Some quotes from the Associate Justice Minister Lianne Dalziel:

“The report indicates that the numbers have remained more or less the same since the Act came into force and that most sex workers are better off under the PRA than they were previously, which was the intention of the Act.

“There’s no evidence of increased numbers of people being used in underage prostitution. In fact, the PRA has raised awareness of the problem,”

“The PRA has had a marked effect in safeguarding the rights of sex workers. Removing the taint of illegality has empowered sex workers by reducing the opportunity for coercion and exploitation.”

Some other key findings about the 'myths' of Sex Work:

  • Coercion is not widespread.

  • Sex workers are more likely to be the victims of crime, rather than offenders.
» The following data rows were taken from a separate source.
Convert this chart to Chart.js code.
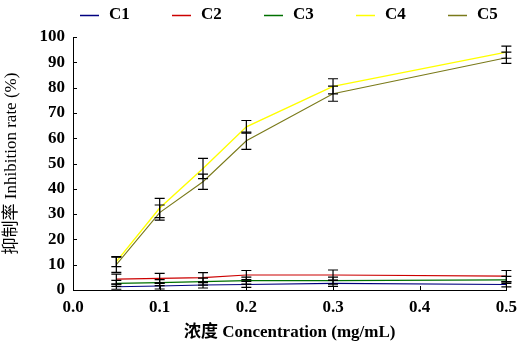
<!DOCTYPE html>
<html>
<head>
<meta charset="utf-8">
<script src="https://cdn.jsdelivr.net/npm/chart.js@4"></script>
<style>
  body { margin: 0; background: #fff; }
  #wrap { width: 524px; height: 350px; }
</style>
</head>
<body>
<div id="wrap"><canvas id="chart" width="524" height="350"></canvas></div>
<script>
const ctx = document.getElementById("chart");

// concentrations (mg/mL)
const conc = [0.05, 0.1, 0.15, 0.2, 0.3, 0.5];

const names = ["C1", "C2", "C3", "C4", "C5"];
const colors = ["#000080", "#cc0000", "#007000", "#ffff00", "#7a7a1a"];

const c1 = [1.3, 1.6, 2.0, 2.2, 2.6, 2.2];
const c2 = [4.3, 4.6, 4.9, 5.9, 5.9, 5.5];
const c3 = [2.6, 2.9, 3.3, 3.7, 3.7, 4.0];
const c4 = [11.2, 32.4, 48.0, 64.5, 80.5, 94.0];
const c5 = [10.0, 30.6, 42.8, 59.0, 77.6, 91.8];

const e1 = [1.0, 1.2, 1.2, 1.2, 1.2, 1.0];
const e2 = [2.0, 2.0, 2.0, 1.8, 2.0, 2.2];
const e3 = [1.2, 1.2, 1.4, 1.4, 1.4, 1.4];
const e4 = [2.0, 3.8, 4.0, 2.5, 3.0, 2.4];
const e5 = [3.0, 3.0, 3.0, 3.4, 3.0, 2.2];

const xTicks = [0, 0.1, 0.2, 0.3, 0.4, 0.5];
const yTicks = [0, 10, 20, 30, 40, 50, 60, 70, 80, 90, 100];

const series = [c1, c2, c3, c4, c5];
const errors = [e1, e2, e3, e4, e5];

const serif = "'Liberation Serif', 'Times New Roman', 'Noto Sans CJK SC', serif";

// error bars, drawn through the scales
const errorBars = {
  id: "errorBars",
  afterDatasetsDraw(chart) {
    const c = chart.ctx;
    const xs = chart.scales.x, ys = chart.scales.y;
    c.save();
    c.strokeStyle = "#000";
    c.lineWidth = 1.2;
    series.forEach((s, i) => {
      s.forEach((v, j) => {
        const px = xs.getPixelForValue(conc[j]);
        const top = ys.getPixelForValue(v + errors[i][j]);
        const bot = ys.getPixelForValue(Math.max(0, v - errors[i][j]));
        c.beginPath();
        c.moveTo(px, top); c.lineTo(px, bot);
        c.moveTo(px - 5, top); c.lineTo(px + 5, top);
        c.moveTo(px - 5, bot); c.lineTo(px + 5, bot);
        c.stroke();
      });
    });
    c.restore();
  },
};

// inward tick marks and the legend row
const extras = {
  id: "extras",
  afterDraw(chart) {
    const c = chart.ctx;
    const xs = chart.scales.x, ys = chart.scales.y;
    const area = chart.chartArea;
    c.save();
    c.strokeStyle = "#000";
    c.lineWidth = 1;
    c.beginPath();
    yTicks.forEach((t) => {
      const py = Math.round(ys.getPixelForValue(t)) + 0.5;
      c.moveTo(area.left, py); c.lineTo(area.left + 4, py);
    });
    xTicks.forEach((t) => {
      const px = Math.round(xs.getPixelForValue(t)) + 0.5;
      c.moveTo(px, area.bottom); c.lineTo(px, area.bottom - 4);
    });
    c.stroke();

    c.font = "bold 17px " + serif;
    c.textBaseline = "middle";
    c.fillStyle = "#000";
    c.lineWidth = 1.5;
    names.forEach((n, i) => {
      const x0 = 80 + i * 92;
      c.strokeStyle = colors[i];
      c.beginPath();
      c.moveTo(x0, 15.5); c.lineTo(x0 + 19, 15.5);
      c.stroke();
      c.fillText(n, x0 + 29, 15);
    });
    c.restore();
  },
};

new Chart(ctx, {
  type: "line",
  data: {
    datasets: names.map((n, i) => ({
      label: n,
      data: conc.map((x, j) => ({ x: x, y: series[i][j] })),
      borderColor: colors[i],
      backgroundColor: colors[i],
      borderWidth: i === 3 ? 1.4 : 1.1,
      pointRadius: 0,
      tension: 0,
    })),
  },
  options: {
    responsive: false,
    animation: false,
    layout: { padding: { left: 0, right: 17, top: 37, bottom: 0 } },
    plugins: { legend: { display: false }, tooltip: { enabled: false } },
    scales: {
      x: {
        type: "linear",
        min: 0,
        max: 0.5,
        afterFit: (s) => { s.height = 60; },
        afterBuildTicks: (s) => { s.ticks = xTicks.map((v) => ({ value: v })); },
        grid: { display: false, drawTicks: false },
        border: { display: true, color: "#000", width: 1 },
        ticks: {
          padding: 7,
          color: "#000",
          font: { family: serif, size: 17, weight: "bold" },
          callback: (v) => v.toFixed(1),
        },
        title: {
          display: true,
          text: "浓度 Concentration (mg/mL)",
          color: "#000",
          font: { family: serif, size: 17, weight: "bold" },
          padding: { top: 0, bottom: 7 },
        },
      },
      y: {
        min: 0,
        max: 100,
        afterFit: (s) => { s.width = 73; },
        afterBuildTicks: (s) => { s.ticks = yTicks.map((v) => ({ value: v })); },
        grid: { display: false, drawTicks: false },
        border: { display: true, color: "#000", width: 1 },
        ticks: {
          padding: 8,
          color: "#000",
          font: { family: serif, size: 17, weight: "bold" },
        },
        title: {
          display: true,
          text: "抑制率 Inhibition rate (%)",
          color: "#000",
          font: { family: serif, size: 17 },
          padding: { top: 1, bottom: 0 },
        },
      },
    },
  },
  plugins: [errorBars, extras],
});
</script>
</body>
</html>
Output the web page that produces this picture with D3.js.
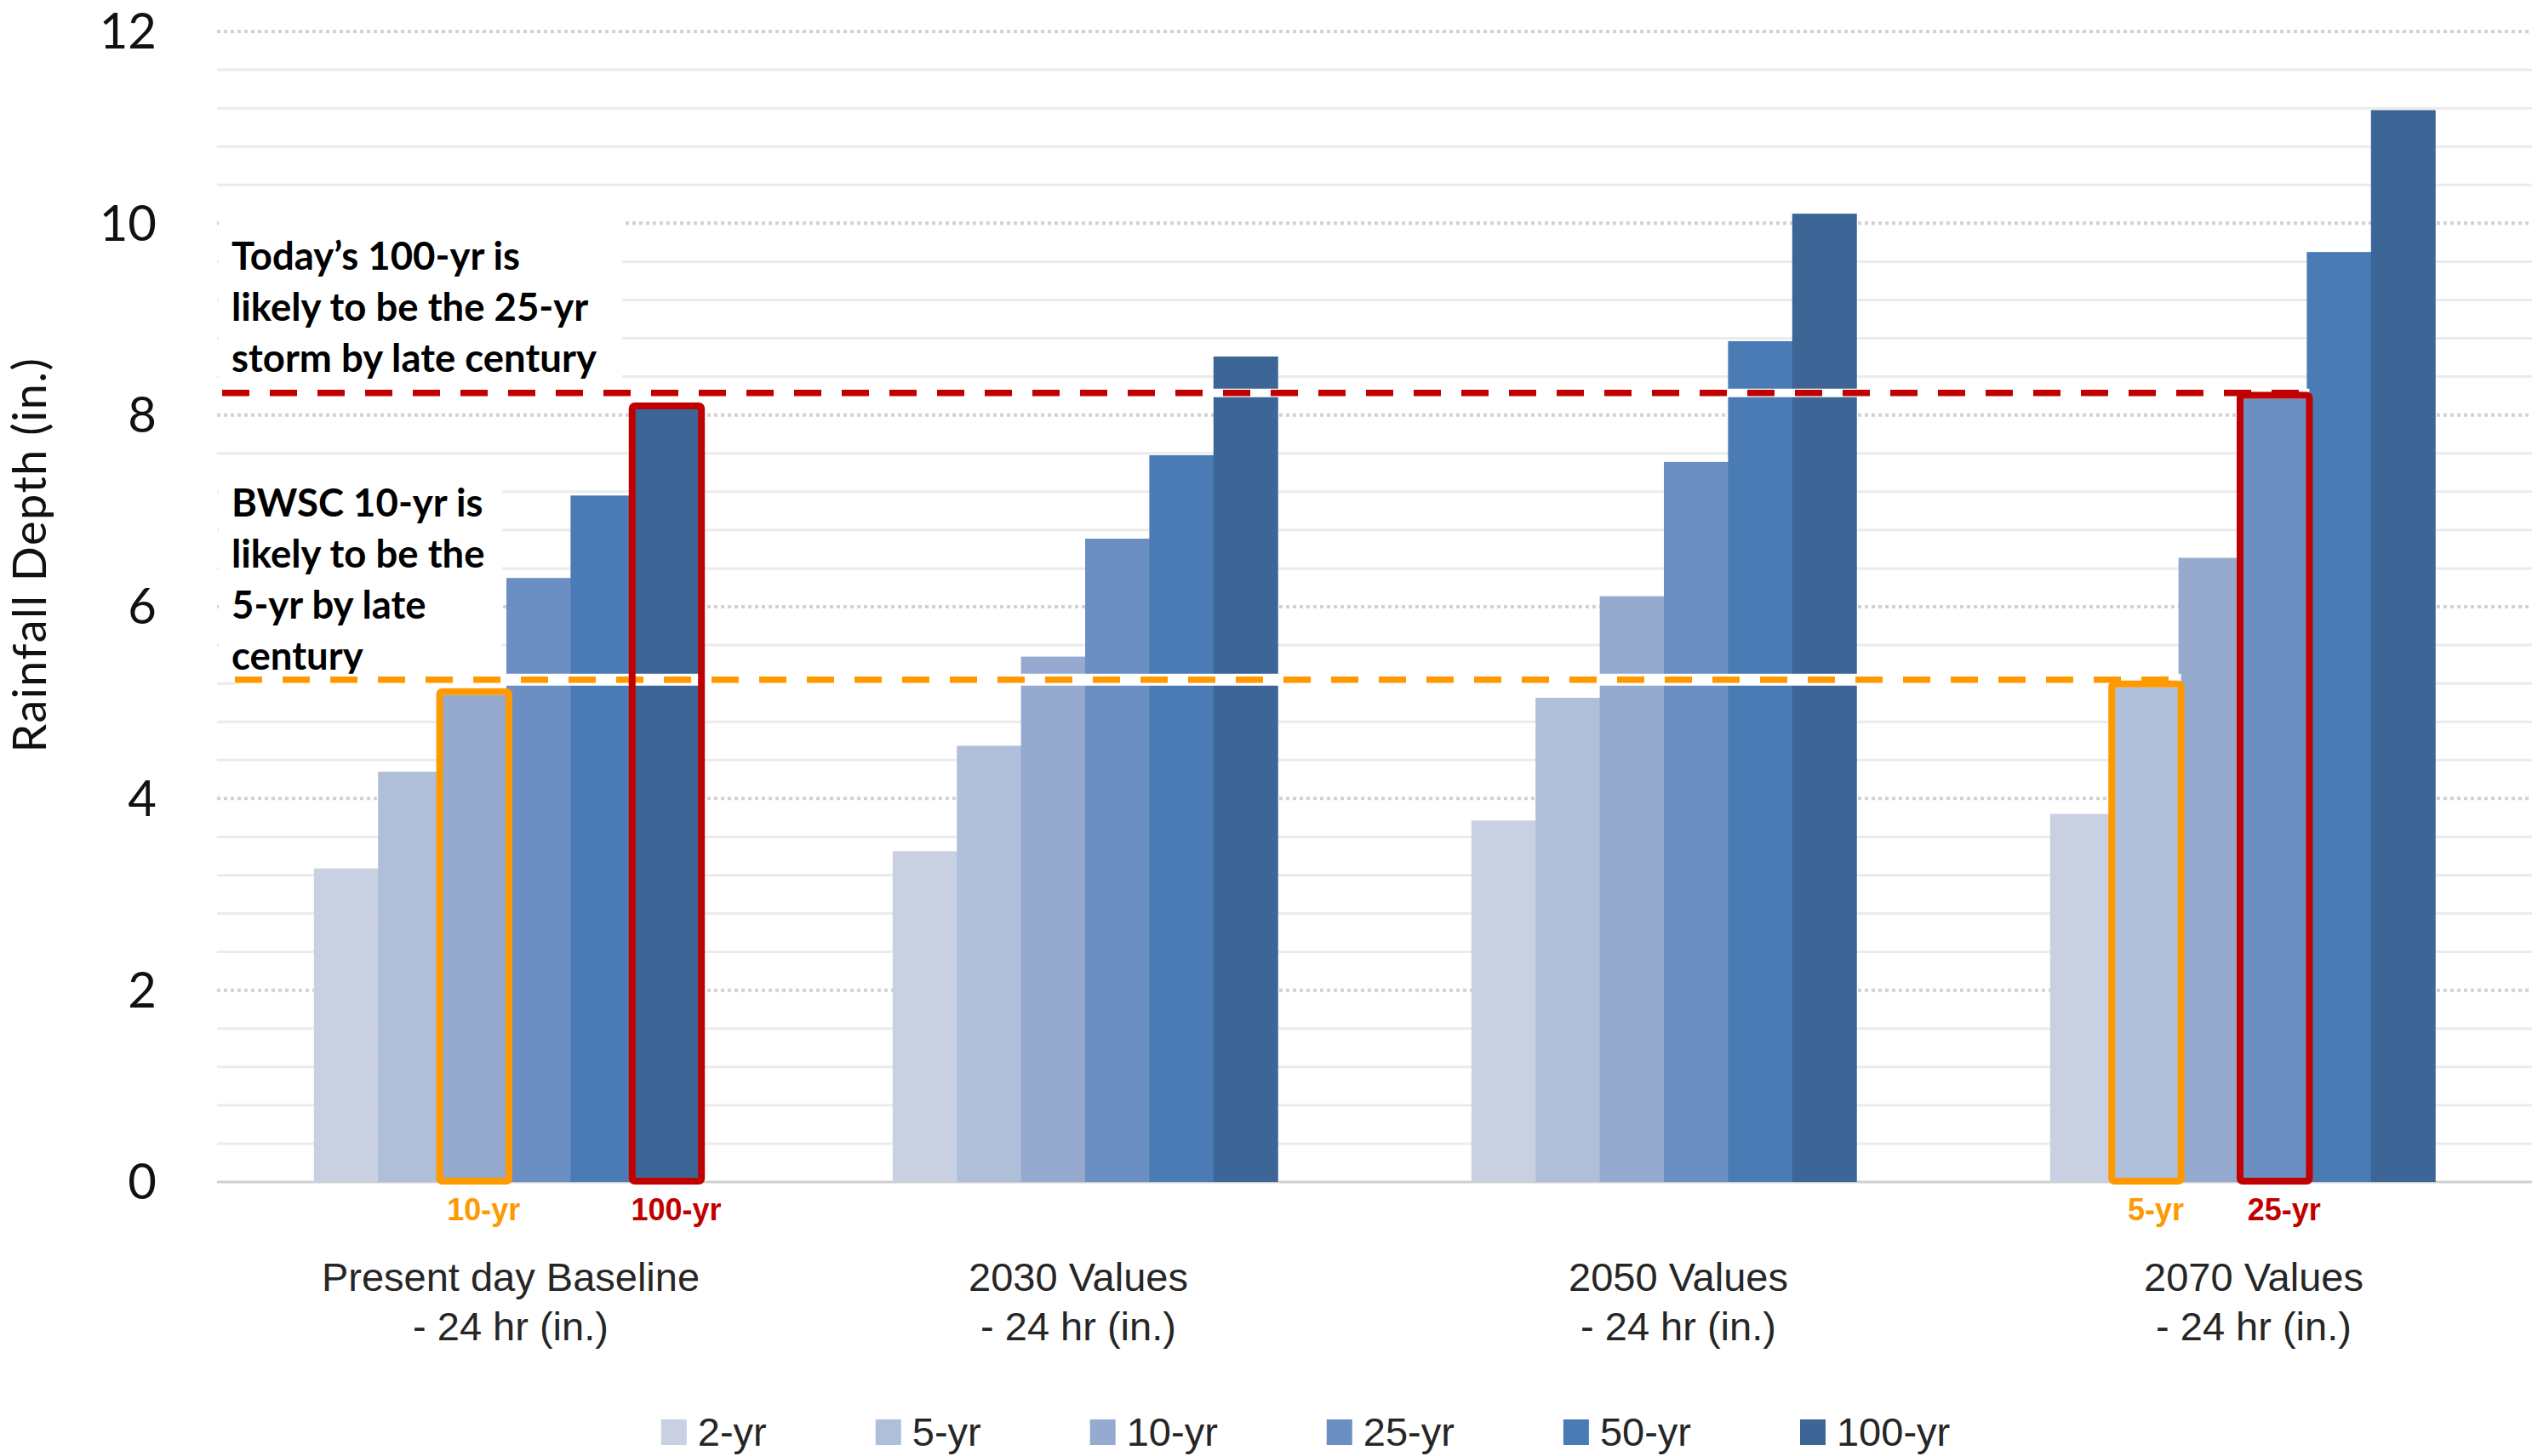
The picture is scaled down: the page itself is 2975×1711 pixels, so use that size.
<!DOCTYPE html>
<html>
<head>
<meta charset="utf-8">
<script src="https://cdn.jsdelivr.net/npm/d3@7"></script>
<style>
  body { margin: 0; background: #fff; }
</style>
</head>
<body>
<div id="chart"></div>
<script>
// data
const groups = ["Present day Baseline", "2030 Values", "2050 Values", "2070 Values"];
const groupSub = "- 24 hr (in.)";
const periods = ["2-yr", "5-yr", "10-yr", "25-yr", "50-yr", "100-yr"];

const baseline = [3.27, 4.28, 5.08, 6.30, 7.16, 8.06];
const v2030    = [3.45, 4.55, 5.48, 6.71, 7.58, 8.61];
const v2050    = [3.77, 5.05, 6.11, 7.51, 8.77, 10.10];
const v2070    = [3.84, 5.16, 6.51, 8.17, 9.70, 11.18];
const seriesByGroup = [baseline, v2030, v2050, v2070];

const yTicks = [0, 2, 4, 6, 8, 10, 12];

// the two dashed reference levels and where they stop
const refValues = [8.23, 5.24];
const refEnds = [["2070 Values", "25-yr"], ["2070 Values", "5-yr"]];

// boxed bars with their small labels
const highlights = [
  ["Present day Baseline", "10-yr", "orange"],
  ["Present day Baseline", "100-yr", "red"],
  ["2070 Values", "5-yr", "orange"],
  ["2070 Values", "25-yr", "red"]
];

const note1 = ["Today\u2019s 100-yr is", "likely to be the 25-yr", "storm by late century"];
const note2 = ["BWSC 10-yr is", "likely to be the", "5-yr by late", "century"];

// styles / layout
const colors = ["#c8d0e2", "#afbfd9", "#95aace", "#6b8fc2", "#4a7bb5", "#3d6697"];
const accent = { red: "#c00000", orange: "#ff9900" };
const catShift = [5, -8, 17, 13]; // the category labels are not quite centred in the original
const W = 2975, H = 1711;
const plotLeft = 255, plotRight = 2975, plotTop = 37, plotBottom = 1389;

const svg = d3.select("#chart").append("svg")
    .attr("width", W)
    .attr("height", H);

const x0 = d3.scaleBand()
    .domain(groups)
    .range([plotLeft, plotRight])
    .padding(0);

const x1 = d3.scaleBand()
    .domain(periods)
    .range([0, x0.bandwidth()])
    .paddingInner(0)
    .paddingOuter(1.51);

const y = d3.scaleLinear()
    .domain([0, 12])
    .range([plotBottom, plotTop]);

const color = d3.scaleOrdinal().domain(periods).range(colors);

// minor gridlines every 0.4
const minor = d3.range(1, 31).map(i => +(i * 0.4).toFixed(1)).filter(v => Math.abs(v / 2 - Math.round(v / 2)) > 0.01);
svg.append("g")
  .selectAll("line")
  .data(minor)
  .join("line")
    .attr("x1", plotLeft).attr("x2", plotRight)
    .attr("y1", d => y(d)).attr("y2", d => y(d))
    .attr("stroke", "#ebebeb")
    .attr("stroke-width", 3);

// major dotted gridlines
svg.append("g")
  .selectAll("line")
  .data(yTicks.filter(d => d > 0))
  .join("line")
    .attr("x1", plotLeft).attr("x2", plotRight)
    .attr("y1", d => y(d)).attr("y2", d => y(d))
    .attr("stroke", "#d2d2d2")
    .attr("stroke-width", 4)
    .attr("stroke-dasharray", "4,4");

// y axis labels, no domain line
const yAxis = svg.append("g")
    .attr("transform", `translate(${plotLeft},0)`)
    .call(d3.axisLeft(y).tickValues(yTicks).tickSize(0).tickPadding(71));
yAxis.select(".domain").remove();
yAxis.selectAll("text")
    .attr("font-family", "Lato, sans-serif")
    .attr("font-size", 58)
    .attr("fill", "#111")
    .attr("dy", "0.34em");

svg.append("text")
    .attr("transform", "translate(54,652) rotate(-90)")
    .attr("text-anchor", "middle")
    .attr("font-family", "Lato, sans-serif")
    .attr("font-size", 54)
    .attr("letter-spacing", 1.5)
    .attr("fill", "#111")
    .text("Rainfall Depth (in.)");

// white boxes behind the notes hide the gridlines
svg.append("rect").attr("x", plotLeft + 2).attr("y", 252).attr("width", 474).attr("height", 200).attr("fill", "#fff");
svg.append("rect").attr("x", plotLeft + 2).attr("y", 552).attr("width", 333).attr("height", 238).attr("fill", "#fff");

function note(lines, top) {
  svg.append("g").selectAll("text")
    .data(lines)
    .join("text")
      .attr("x", 272)
      .attr("y", (d, i) => top + i * 60)
      .attr("font-family", "Lato, sans-serif")
      .attr("font-weight", 700)
      .attr("font-size", 45.5)
      .attr("fill", "#000")
      .text(d => d);
}
note(note1, 317);
note(note2, 607);

// zero line
svg.append("line")
    .attr("x1", plotLeft).attr("x2", plotRight)
    .attr("y1", y(0)).attr("y2", y(0))
    .attr("stroke", "#d0d0d0")
    .attr("stroke-width", 3);

// bars
svg.append("g")
  .selectAll("g")
  .data(groups)
  .join("g")
    .attr("transform", g => `translate(${x0(g)},0)`)
  .selectAll("rect")
  .data((g, i) => periods.map((p, j) => ({ p, v: seriesByGroup[i][j] })))
  .join("rect")
    .attr("x", d => x1(d.p))
    .attr("y", d => y(d.v))
    .attr("width", x1.bandwidth() + 0.6)
    .attr("height", d => y(0) - y(d.v))
    .attr("fill", d => color(d.p));

// dashed reference lines with a white band under them
const refStyle = [
  { c: accent.red, start: plotLeft + 6, band: 10 },
  { c: accent.orange, start: plotLeft + 21, band: 14 }
];
refValues.forEach((v, i) => {
  const end = x0(refEnds[i][0]) + x1(refEnds[i][1]) + x1.bandwidth() + 3;
  const s = refStyle[i];
  svg.append("line")
      .attr("x1", s.start).attr("x2", end)
      .attr("y1", y(v)).attr("y2", y(v))
      .attr("stroke", "#fff")
      .attr("stroke-width", s.band);
  svg.append("line")
      .attr("x1", s.start).attr("x2", end)
      .attr("y1", y(v)).attr("y2", y(v))
      .attr("stroke", s.c)
      .attr("stroke-width", 7.5)
      .attr("stroke-dasharray", "32,24");
});

// highlight boxes and labels
highlights.forEach(([g, p, c]) => {
  const gi = groups.indexOf(g), pi = periods.indexOf(p);
  const bx = x0(g) + x1(p);
  const by = y(seriesByGroup[gi][pi]);
  svg.append("rect")
      .attr("x", bx - 3)
      .attr("y", by - 4)
      .attr("width", x1.bandwidth() + 6)
      .attr("height", y(0) - by + 3)
      .attr("rx", 3)
      .attr("fill", "none")
      .attr("stroke", accent[c])
      .attr("stroke-width", 8);
  svg.append("text")
      .attr("x", bx + x1.bandwidth() / 2 + 11)
      .attr("y", 1434)
      .attr("text-anchor", "middle")
      .attr("font-family", "'Liberation Sans', Arial, sans-serif")
      .attr("font-weight", 700)
      .attr("font-size", 36)
      .attr("fill", accent[c])
      .text(p);
});

// category labels
const cat = svg.append("g")
  .selectAll("text")
  .data(groups)
  .join("text")
    .attr("text-anchor", "middle")
    .attr("font-family", "'Liberation Sans', Arial, sans-serif")
    .attr("font-size", 47)
    .attr("fill", "#262626");
cat.append("tspan")
    .attr("x", (g, i) => x0(g) + x0.bandwidth() / 2 + catShift[i])
    .attr("y", 1517)
    .text(g => g);
cat.append("tspan")
    .attr("x", (g, i) => x0(g) + x0.bandwidth() / 2 + catShift[i])
    .attr("y", 1575)
    .text(groupSub);

// legend
const legend = svg.append("g");
let lx = 0;
periods.forEach(p => {
  const item = legend.append("g").attr("transform", `translate(${lx},0)`);
  item.append("rect")
      .attr("x", 0).attr("y", -31)
      .attr("width", 30).attr("height", 30)
      .attr("fill", color(p));
  const t = item.append("text")
      .attr("x", 43)
      .attr("font-family", "'Liberation Sans', Arial, sans-serif")
      .attr("font-size", 47)
      .attr("fill", "#262626")
      .text(p);
  lx += 43 + t.node().getComputedTextLength() + 128;
});
const legendWidth = lx - 128;
legend.attr("transform", `translate(${1534 - legendWidth / 2},1699)`);
</script>
</body>
</html>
  • The links between crime and prostitution are tenuous and the report found no evidence of a specific link between them. The link between under-aged prostitutes and youth gangs is often a case of underage people hanging around with friends who happen to be in youth gangs.

  • The reasons people joined and stayed in the sex industry are complex, however money was the main reason.

  • Fewer than 17 per cent said they are working to support drug or alcohol use, although when broken down by sector street-based sex workers are more likely to report needing to pay for drugs or alcohol (45 per cent).

  • The perceived scale of a ‘problem’ in a community can be directly linked to the amount and tone of media coverage it gets.

  • Much of the reporting on the numbers of sex workers and underage involvement in prostitution has been exaggerated.

  • There is no link in New Zealand between the sex industry and human trafficking.

One more quote (this one actually from the study itself):

Oh I wish I could have. If I could find a really good job, I would leave in a second, that wouldn’t, like I said, discriminate me for what I am and be acceptive of like I am an employee, I’m not a trans-gendered person who they have to keep looking at funny. Yeah, I’m there to do the work. I will do the work and respect what’s been given to me or been told to me. But don’t just keep looking at me as like, “Oh she’s a trans-gender,” you know…I’ve been in so many jobs and you just hear it, you know. Um (.) and it’s just like I’m there just to work, you know, pay my bills and leave. I’m not there to basically put what I am on show or display for everybody, so yeah.